“Age Heaping,” Numeracy, and Human Capital

Important economic and managerial concepts like social capital and human capital, as latent variables, are difficult to discern in aggregate or historical data. My very clever friend (and occasional O&M commenter) Brian A’Hearn suggests that “age-heaping” — rounding up or down one’s self-reported age to the nearest five or zero — may be a good proxy for human capital. From Brian’s paper with Jörg Baten and Dorothee Crayen, “Quantifying Quantitative Literacy: Age Heaping and the History of Human Capital”:

As signature ability can proxy for literacy, so accuracy of age awareness can proxy for numeracy, and for human capital more generally. A society in which individuals know their age only approximately is a society in which life is governed not by the calendar and the clock but by the seasonal cycle, in which birth dates are not recorded by families or authorities, in which numerical age is not a criterion for access to privileges (e.g. voting, office-holding, marriage, holy orders) or for the imposition of responsibilities (such as military service or taxation), in which individuals who know their birth year have difficulty accurately calculating their age from the current year. Within a society, the least educated and those with the least interaction with state, religious, or other administrative bureaucracies will be least likely to know their age accurately. Age awareness thus tells us something about both the individual and he society he or she inhabits. Approximation in age awareness manifests itself in the phenomenon of age heaping in self-reported age data. Individuals lacking certain knowledge of their age rarely state this openly, but choose instead a figure they deem plausible. They do not choose randomly, but have a systematic tendency to prefer “attractive” numbers, such as those ending in 5 or 0, or even numbers, or in some societies numbers with other specific terminal digits. Age heaping can be assessed from any sufficiently numerous source of age data: census returns, tombstones, necrologies, muster lists, legal records, or tax data, for example. While care must be exercised in ascertaining possible biases, such data are in principle available much more widely than signature rates and other proxies for human capital.

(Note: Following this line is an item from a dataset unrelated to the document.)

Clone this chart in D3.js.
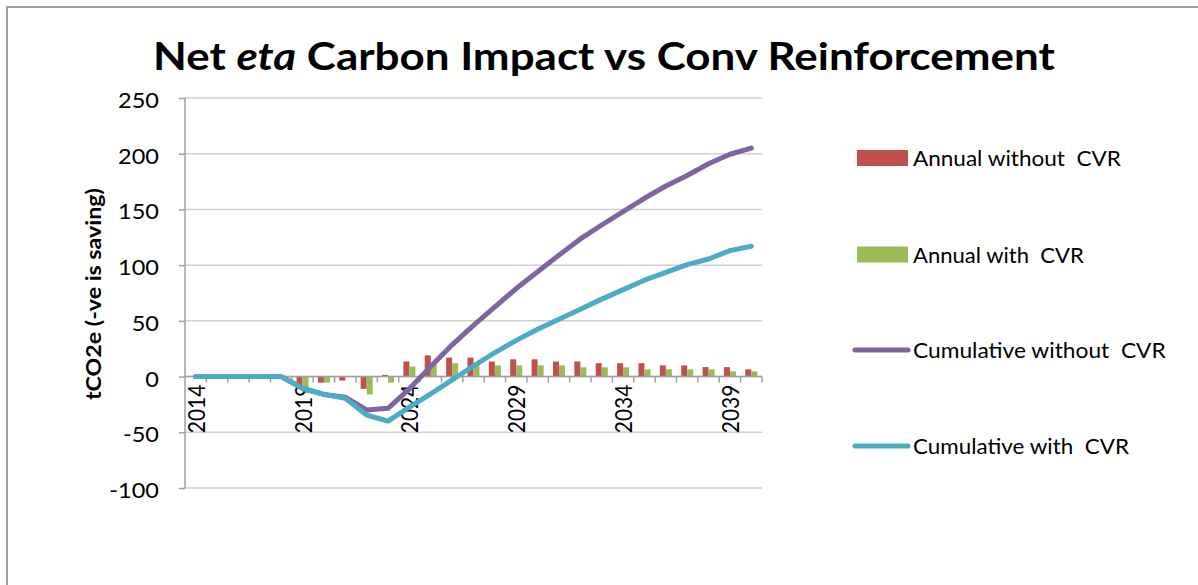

Brian and his coauthors use age-heaping data to generate estimates of human capital in Europe over a long period of time, finding substantial increases in human capital just before the Industrial Revolution.

  • 1. Chihmao Hsieh  |  24 January 2007 at 1:39 am

    This is very interesting.

    The notion of using inaccuracies in self-reports of biographical or demographic information to proxy for a knowledge-based variable is something I’ve tried in my research as well. Recently, I have used a particular dataset where tens of thousands of individuals trained in science or engineering have been surveyed about their work history and educational backgrounds. Believe it or not, there is a small percentage of individuals who actually report a set of majors and degrees in one year, and then two years later omit (or report as a replacement) a different major or degree. My argument was that this indicated deficiencies in respondents’ long-term memory retrieval capabilities, since the list of categories of majors never changed from one survey administration to the next.

    I found evidence suggesting that my proxy for long-term memory capabilities was reasonably accurate, but more than a few dear colleagues have found it difficult to accept. When I tried to explain to them that some individuals trained in science or engineering appeared to have trouble recalling their major over the years, they looked at me quizically (“That’s impossible!”)… even when I showed that the coding scheme used to enter the survey data left data entry error highly unlikely.

    I would guess that these same good colleagues of mine would have a difficult time accepting that people can’t reliably report their own age!